* **TASK TO COMPLETE**
With pictures left out, extract every line between the start of the records below and the line holding "G_red = [1.0, 1.0]", inclusive.

[Start of SUPPLIED MATERIAL]

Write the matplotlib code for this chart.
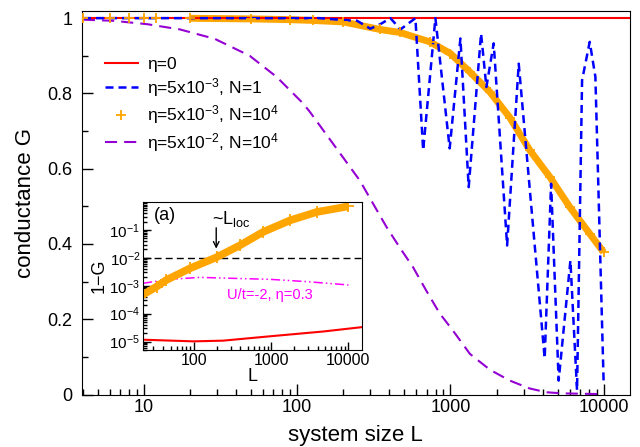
import numpy as np
import matplotlib
matplotlib.use('Agg')
import matplotlib.pyplot as plt
from matplotlib.ticker import FixedLocator, LogLocator, NullFormatter, FuncFormatter, MultipleLocator
from matplotlib.lines import Line2D

plt.rcParams['font.family'] = ['Liberation Sans', 'DejaVu Sans']
plt.rcParams['mathtext.fontset'] = 'custom'
plt.rcParams['mathtext.rm'] = 'Liberation Sans'
plt.rcParams['mathtext.default'] = 'regular'

# main panel: conductance G versus system size L
L_red = [4, 14800]
G_red = [1.0, 1.0]

L_blue = [4, 140, 200, 246, 300, 349, 406, 472, 591, 664, 798, 989, 1162, 1316,
          1585, 1717, 1916, 2344, 2791, 4121, 4539, 5085, 6067, 6703, 7230, 8110,
          8830, 10000]
G_blue = [1.0, 1.0, 0.995, 0.993, 0.972, 0.984, 1.0, 0.97, 1.0, 0.649, 1.0, 0.654,
          0.946, 0.551, 0.959, 0.817, 0.933, 0.396, 0.879, 0.096, 0.56, 0.037,
          0.356, 0.011, 0.835, 0.937, 0.844, 0.029]

L_orange = [4, 6, 8, 10, 12, 20, 50, 90, 126, 200, 346, 468, 735, 1000, 1340, 1808,
            2440, 3296, 4455, 6010, 8120, 10000]
G_orange = [0.9999, 0.9999, 0.9999, 0.9998, 0.9998, 0.9996, 0.998, 0.996, 0.994,
            0.99, 0.97, 0.962, 0.937, 0.906, 0.857, 0.804, 0.736, 0.649, 0.578,
            0.498, 0.427, 0.378]

L_purple = [4, 6.3, 10.5, 17.2, 29, 49, 73.4, 109, 121, 176, 256, 312, 383, 468, 569,
            698, 853, 1038, 1340, 1808, 2440, 3296, 4234, 5410, 10000]
G_purple = [0.996, 0.993, 0.984, 0.97, 0.945, 0.9, 0.844, 0.774, 0.751, 0.66, 0.569,
            0.508, 0.445, 0.39, 0.339, 0.275, 0.215, 0.17, 0.108, 0.066, 0.037,
            0.016, 0.006, 0.003, 0.001]

# inset: 1-G on log scale
Li_red = [22, 98, 238, 970, 4730, 15000]
Gi_red = [1.17e-5, 1.02e-5, 1.08e-5, 1.55e-5, 2.3e-5, 3.3e-5]

Li_orange = [20, 33, 44, 89, 197, 394, 790, 1754, 3890, 10000]
Gi_orange = [4.1e-4, 9.3e-4, 1.6e-3, 4.2e-3, 1.05e-2, 0.028, 0.085, 0.22, 0.44, 0.7]

Li_mag = [22, 49, 120, 294, 970, 2880, 10000]
Gi_mag = [1.23e-3, 1.7e-3, 2.0e-3, 1.86e-3, 1.7e-3, 1.41e-3, 1.07e-3]

orange = '#ffa500'

fig = plt.figure(figsize=(6.4, 4.47), dpi=100)
ax = fig.add_axes([0.128, 0.1174, 0.856, 0.858])

ax.plot(L_red, G_red, color='#ff0000', lw=1.5, zorder=4)
ax.plot(L_purple, G_purple, color='#9400d3', lw=1.5, dashes=(5.8, 3.4), zorder=2)
# dense band of crosses, drawn as a thick line where the points crowd together
ax.plot(L_orange[5:], G_orange[5:], color=orange, lw=5, zorder=3, solid_capstyle='butt')
ax.plot(L_blue, G_blue, color='#0000ff', lw=1.8, dashes=(3.2, 2), zorder=4)
ax.plot(L_orange, G_orange, ls='none', marker='+', ms=7, mew=1.3, color=orange, zorder=5)

ax.set_xscale('log')
ax.set_xlim(3.94, 14800)
ax.set_ylim(0, 1.019)
ax.xaxis.set_major_locator(FixedLocator([10, 100, 1000, 10000]))
ax.xaxis.set_major_formatter(FuncFormatter(lambda v, p: '%g' % v))
ax.xaxis.set_minor_locator(LogLocator(base=10, subs=np.arange(2, 10)))
ax.xaxis.set_minor_formatter(NullFormatter())
ax.yaxis.set_major_locator(MultipleLocator(0.2))
ax.yaxis.set_minor_locator(MultipleLocator(0.1))
ax.yaxis.set_major_formatter(FuncFormatter(lambda v, p: '%g' % round(v, 2)))
ax.tick_params(which='both', direction='in', top=False, right=False, width=1)
ax.tick_params(which='major', length=8, labelsize=13)
ax.tick_params(axis='y', pad=7)
ax.tick_params(which='minor', length=4)
ax.set_xlabel('system size L', fontsize=16, labelpad=6)
ax.set_ylabel('conductance G', fontsize=16, labelpad=8)

handles = [
    Line2D([], [], color='#ff0000', lw=1.5),
    Line2D([], [], color='#0000ff', lw=1.8, dashes=(3.2, 2)),
    Line2D([], [], ls='none', marker='+', ms=7, mew=1.3, color=orange),
    Line2D([], [], color='#9400d3', lw=1.5, dashes=(5.8, 3.4)),
]
labels = ['η=0', 'η=5x10$^{-3}$, N=1', 'η=5x10$^{-3}$, N=10$^{4}$',
          'η=5x10$^{-2}$, N=10$^{4}$']
ax.legend(handles, labels, loc='upper left', bbox_to_anchor=(0.042, 0.881),
          frameon=False, fontsize=12.5, borderpad=0, borderaxespad=0,
          handlelength=1.9, handletextpad=0.5, labelspacing=0.25)

# inset
axi = fig.add_axes([0.2234, 0.217, 0.3422, 0.331])
axi.set_facecolor('white')
axi.plot(Li_red, Gi_red, color='#ff0000', lw=1.5)
axi.plot(Li_mag, Gi_mag, color='#ff00ff', lw=1.1, dashes=(6, 2, 1, 2, 1, 2))
axi.axhline(1e-2, color='black', lw=1, dashes=(5, 3))
axi.plot(Li_orange, Gi_orange, color=orange, lw=5.5, solid_capstyle='butt')
axi.plot(Li_orange, Gi_orange, ls='none', marker='+', ms=8, mew=1.3, color=orange)
axi.set_xscale('log')
axi.set_yscale('log')
axi.set_xlim(22, 15000)
axi.set_ylim(5e-6, 1)
axi.xaxis.set_major_locator(FixedLocator([100, 1000, 10000]))
axi.xaxis.set_major_formatter(FuncFormatter(lambda v, p: '%g' % v))
axi.xaxis.set_minor_locator(LogLocator(base=10, subs=np.arange(2, 10)))
axi.xaxis.set_minor_formatter(NullFormatter())
axi.yaxis.set_major_locator(FixedLocator([1e-5, 1e-4, 1e-3, 1e-2, 1e-1]))
axi.yaxis.set_major_formatter(FuncFormatter(lambda v, p: '10$^{%d}$' % round(np.log10(v))))
axi.yaxis.set_minor_locator(LogLocator(base=10, subs=np.arange(2, 10), numticks=20))
axi.yaxis.set_minor_formatter(NullFormatter())
axi.tick_params(which='both', direction='in', top=False, right=False, width=1)
axi.tick_params(which='major', length=6, pad=2)
axi.tick_params(which='minor', length=3)
axi.tick_params(axis='x', labelsize=11.5)
axi.tick_params(axis='y', labelsize=11)
axi.set_xlabel('L', fontsize=13, labelpad=0)
axi.set_ylabel('1−G', fontsize=13, labelpad=1)

axi.text(0.05, 0.91, '(a)', transform=axi.transAxes, fontsize=13, va='center')
axi.text(303, 0.24, '~L$_{loc}$', fontsize=13, ha='center', va='center')
axi.annotate('', xy=(195, 0.017), xytext=(195, 0.15),
             arrowprops=dict(arrowstyle='->', color='black', lw=1))
axi.text(970, 4.5e-4, 'U/t=-2, η=0.3', color='#ff00ff', fontsize=10.5,
         ha='center', va='center')

fig.savefig('out.png', dpi=100)
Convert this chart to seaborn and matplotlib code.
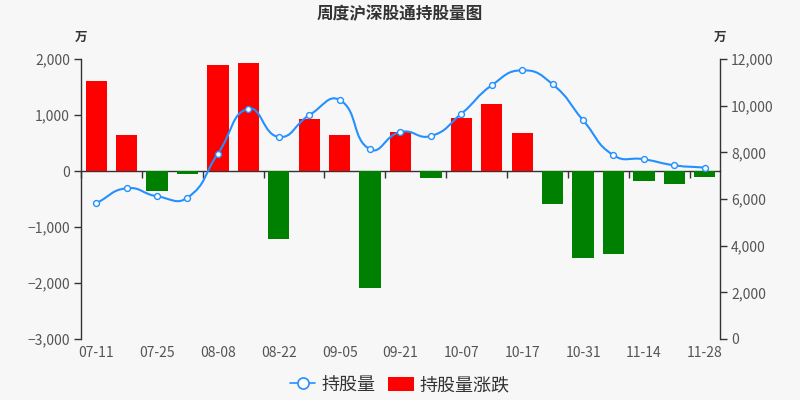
import numpy as np
import pandas as pd
import matplotlib
matplotlib.use("Agg")
import matplotlib.pyplot as plt
import seaborn as sns
from matplotlib.path import Path
from matplotlib.patches import PathPatch, Patch
from matplotlib.lines import Line2D
from matplotlib.ticker import FuncFormatter

# ---- data ----
dates = ["07-11", "07-18", "07-25", "08-01", "08-08", "08-15", "08-22", "08-29",
         "09-05", "09-14", "09-21", "09-28", "10-07", "10-10", "10-17", "10-24",
         "10-31", "11-07", "11-14", "11-21", "11-28"]
change = [1600, 650, -350, -55, 1890, 1930, -1210, 935, 648, -2095, 700, -130,
          955, 1195, 675, -590, -1555, -1490, -175, -240, -100]
holding = [5820, 6460, 6115, 6060, 7945, 9870, 8660, 9590, 10245, 8130, 8875, 8700,
           9655, 10875, 11515, 10915, 9375, 7875, 7705, 7445, 7345]
left_ticks = [-3000, -2000, -1000, 0, 1000, 2000]
right_ticks = [0, 2000, 4000, 6000, 8000, 10000, 12000]

BG = "#f7f7f7"
RED = "#ff0000"
GREEN = "#008000"
BLUE = "#2490ff"
AXC = "#333333"
LBC = "#555555"

sns.set_style("white")
plt.rcParams["font.family"] = ["Noto Sans CJK SC", "DejaVu Sans"]
plt.rcParams["axes.unicode_minus"] = True

fig = plt.figure(figsize=(8, 4), dpi=100, facecolor=BG)
ax = fig.add_axes([81/800, 1-339/400, (720-81)/800, 280/400])
ax.set_facecolor(BG)

df = pd.DataFrame({"date": dates, "change": change})
df["sign"] = np.where(df["change"] >= 0, "up", "down")
sns.barplot(data=df, x="date", y="change", hue="sign", order=dates,
            palette={"up": RED, "down": GREEN}, dodge=False, width=0.7,
            legend=False, ax=ax, saturation=1, edgecolor="none")

ax.set_xlim(-0.5, len(dates) - 0.5)
ax.set_ylim(left_ticks[0], left_ticks[-1])
ax.set_yticks(left_ticks)
fmt = FuncFormatter(lambda v, p: ("\u2212" if v < 0 else "") + f"{abs(int(v)):,}")
ax.yaxis.set_major_formatter(fmt)
ax.set_xticks(range(0, len(dates), 2))
ax.set_xticklabels(dates[::2])
ax.set_xlabel("")
ax.set_ylabel("")
ax.tick_params(axis="x", length=0, pad=5, labelsize=10, labelcolor=LBC)
ax.tick_params(axis="y", length=5, width=1, color=AXC, direction="out", pad=3,
               labelsize=10, labelcolor=LBC)
for s in ["top", "right", "bottom"]:
    ax.spines[s].set_visible(False)
ax.spines["left"].set_color(AXC)
ax.spines["left"].set_linewidth(1)

# x axis line at zero with boundary ticks
zero_frac = (0 - left_ticks[0]) / (left_ticks[-1] - left_ticks[0])
sec = ax.secondary_xaxis(zero_frac)
sec.set_xticks([i - 0.5 for i in range(0, len(dates), 2)])
sec.xaxis.set_ticks_position("bottom")
sec.tick_params(axis="x", direction="out", length=5, width=1, color=AXC,
                labelbottom=False, labeltop=False)
for s in sec.spines.values():
    s.set_color(AXC)
    s.set_linewidth(1)

# right axis with smooth line
ax2 = ax.twinx()
ax2.set_ylim(right_ticks[0], right_ticks[-1])
ax2.set_yticks(right_ticks)
ax2.yaxis.set_major_formatter(fmt)
ax2.tick_params(axis="y", length=5, width=1, color=AXC, direction="out", pad=3,
                labelsize=10, labelcolor=LBC)
for s in ["top", "left", "bottom"]:
    ax2.spines[s].set_visible(False)
ax2.spines["right"].set_color(AXC)
ax2.spines["right"].set_linewidth(1)
ax2.set_xlim(ax.get_xlim())

xs = np.arange(len(dates), dtype=float)
pts = ax2.transData.transform(np.column_stack([xs, holding]))
smooth = 0.5
n = len(pts)
verts = [pts[0]]
codes = [Path.MOVETO]
cps_out = []
cps_in = []
for i in range(n):
    p = pts[i]
    prev = pts[i - 1] if i > 0 else p
    nxt = pts[i + 1] if i < n - 1 else p
    v = nxt - prev
    d0 = np.hypot(*(p - prev))
    d1 = np.hypot(*(nxt - p))
    tot = d0 + d1
    r1 = d1 / tot if tot > 0 else 0.5
    cps_out.append(p + v * smooth * r1)
    cps_in.append(p - v * smooth * (1 - r1))
for i in range(n - 1):
    verts += [cps_out[i], cps_in[i + 1], pts[i + 1]]
    codes += [Path.CURVE4] * 3
inv = ax2.transData.inverted()
path = Path(inv.transform(np.array(verts)), codes)
ax2.add_patch(PathPatch(path, facecolor="none", edgecolor=BLUE, lw=1.5,
                        transform=ax2.transData, zorder=3))
ldf = pd.DataFrame({"x": xs, "holding": holding})
sns.scatterplot(data=ldf, x="x", y="holding", ax=ax2, s=18, color="white",
                edgecolor=BLUE, linewidth=1.0, zorder=4, legend=False)
ax2.set_xlabel("")
ax2.set_ylabel("")

# titles and units
fig.text(0.5, 1 - 14/400, "周度沪深股通持股量图", ha="center", va="center",
         fontsize=12, fontweight="bold", color="#333333")
fig.text(81/800, 1 - 37/400, "万", ha="center", va="center", fontsize=9,
         fontweight="bold", color="#333333")
fig.text(720/800, 1 - 37/400, "万", ha="center", va="center", fontsize=9,
         fontweight="bold", color="#333333")

handles = [
    Line2D([0], [0], color=BLUE, lw=1.2, marker="o", markersize=8,
           markerfacecolor="white", markeredgecolor=BLUE, markeredgewidth=1.2),
    Patch(facecolor=RED, edgecolor="none"),
]
fig.legend(handles, ["持股量", "持股量涨跌"], loc="center",
           bbox_to_anchor=(0.5, 1 - 385/400), ncol=2, frameon=False,
           fontsize=13, handlelength=1.4, handleheight=0.8, columnspacing=0.7,
           handletextpad=0.35, labelcolor="#333333")

fig.savefig("out.png", dpi=100, facecolor=BG)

[End of SUPPLIED MATERIAL]

* **WRITTEN ANSWER**
Write the matplotlib code for this chart.
import numpy as np
import matplotlib
matplotlib.use('Agg')
import matplotlib.pyplot as plt
from matplotlib.ticker import FixedLocator, LogLocator, NullFormatter, FuncFormatter, MultipleLocator
from matplotlib.lines import Line2D

plt.rcParams['font.family'] = ['Liberation Sans', 'DejaVu Sans']
plt.rcParams['mathtext.fontset'] = 'custom'
plt.rcParams['mathtext.rm'] = 'Liberation Sans'
plt.rcParams['mathtext.default'] = 'regular'

# main panel: conductance G versus system size L
L_red = [4, 14800]
G_red = [1.0, 1.0]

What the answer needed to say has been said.